# Task instructions
Reproduce, character for character, the lines below from the first through the one with "fontweight='bold', ha='left', va='center')". Leave pictures out.

# Information shown
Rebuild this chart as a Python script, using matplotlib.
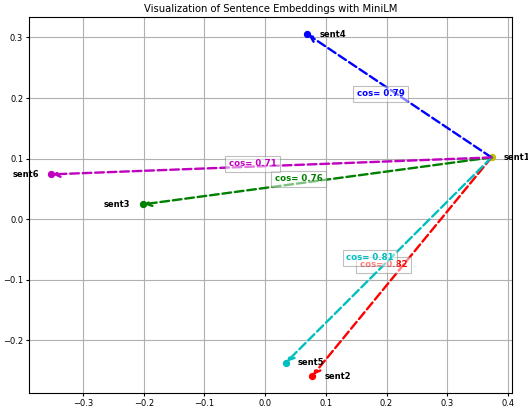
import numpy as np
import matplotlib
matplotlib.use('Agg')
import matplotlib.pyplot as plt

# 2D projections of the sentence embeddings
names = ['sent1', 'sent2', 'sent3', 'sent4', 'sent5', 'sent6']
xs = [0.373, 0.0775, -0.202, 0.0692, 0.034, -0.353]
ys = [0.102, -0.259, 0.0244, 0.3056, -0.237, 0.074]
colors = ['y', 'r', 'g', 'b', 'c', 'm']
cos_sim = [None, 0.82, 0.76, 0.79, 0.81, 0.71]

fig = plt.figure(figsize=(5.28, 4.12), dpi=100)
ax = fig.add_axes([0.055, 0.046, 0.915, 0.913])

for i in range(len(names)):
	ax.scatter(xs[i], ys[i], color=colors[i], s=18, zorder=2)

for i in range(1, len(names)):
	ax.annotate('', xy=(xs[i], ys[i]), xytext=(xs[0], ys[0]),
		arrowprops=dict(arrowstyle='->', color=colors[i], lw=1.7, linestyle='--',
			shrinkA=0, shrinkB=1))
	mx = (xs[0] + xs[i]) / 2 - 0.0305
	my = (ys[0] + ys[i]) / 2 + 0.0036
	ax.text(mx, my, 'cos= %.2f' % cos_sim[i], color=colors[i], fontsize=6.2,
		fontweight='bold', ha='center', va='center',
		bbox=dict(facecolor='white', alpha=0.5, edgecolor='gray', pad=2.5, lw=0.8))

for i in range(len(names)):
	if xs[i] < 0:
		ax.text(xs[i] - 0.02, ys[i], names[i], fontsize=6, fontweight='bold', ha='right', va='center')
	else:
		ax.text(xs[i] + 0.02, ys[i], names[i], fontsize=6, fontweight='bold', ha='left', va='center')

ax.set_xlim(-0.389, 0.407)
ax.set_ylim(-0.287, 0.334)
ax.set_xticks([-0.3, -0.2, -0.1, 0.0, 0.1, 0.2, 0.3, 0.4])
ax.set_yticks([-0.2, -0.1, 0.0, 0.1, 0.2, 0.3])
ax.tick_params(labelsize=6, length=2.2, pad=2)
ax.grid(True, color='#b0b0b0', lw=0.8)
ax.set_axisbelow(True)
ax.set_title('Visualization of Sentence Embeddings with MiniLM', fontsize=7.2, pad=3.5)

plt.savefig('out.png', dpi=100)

# Problem solution
Rebuild this chart as a Python script, using matplotlib.
import numpy as np
import matplotlib
matplotlib.use('Agg')
import matplotlib.pyplot as plt

# 2D projections of the sentence embeddings
names = ['sent1', 'sent2', 'sent3', 'sent4', 'sent5', 'sent6']
xs = [0.373, 0.0775, -0.202, 0.0692, 0.034, -0.353]
ys = [0.102, -0.259, 0.0244, 0.3056, -0.237, 0.074]
colors = ['y', 'r', 'g', 'b', 'c', 'm']
cos_sim = [None, 0.82, 0.76, 0.79, 0.81, 0.71]

fig = plt.figure(figsize=(5.28, 4.12), dpi=100)
ax = fig.add_axes([0.055, 0.046, 0.915, 0.913])

for i in range(len(names)):
	ax.scatter(xs[i], ys[i], color=colors[i], s=18, zorder=2)

for i in range(1, len(names)):
	ax.annotate('', xy=(xs[i], ys[i]), xytext=(xs[0], ys[0]),
		arrowprops=dict(arrowstyle='->', color=colors[i], lw=1.7, linestyle='--',
			shrinkA=0, shrinkB=1))
	mx = (xs[0] + xs[i]) / 2 - 0.0305
	my = (ys[0] + ys[i]) / 2 + 0.0036
	ax.text(mx, my, 'cos= %.2f' % cos_sim[i], color=colors[i], fontsize=6.2,
		fontweight='bold', ha='center', va='center',
		bbox=dict(facecolor='white', alpha=0.5, edgecolor='gray', pad=2.5, lw=0.8))

for i in range(len(names)):
	if xs[i] < 0:
		ax.text(xs[i] - 0.02, ys[i], names[i], fontsize=6, fontweight='bold', ha='right', va='center')
	else:
		ax.text(xs[i] + 0.02, ys[i], names[i], fontsize=6, fontweight='bold', ha='left', va='center')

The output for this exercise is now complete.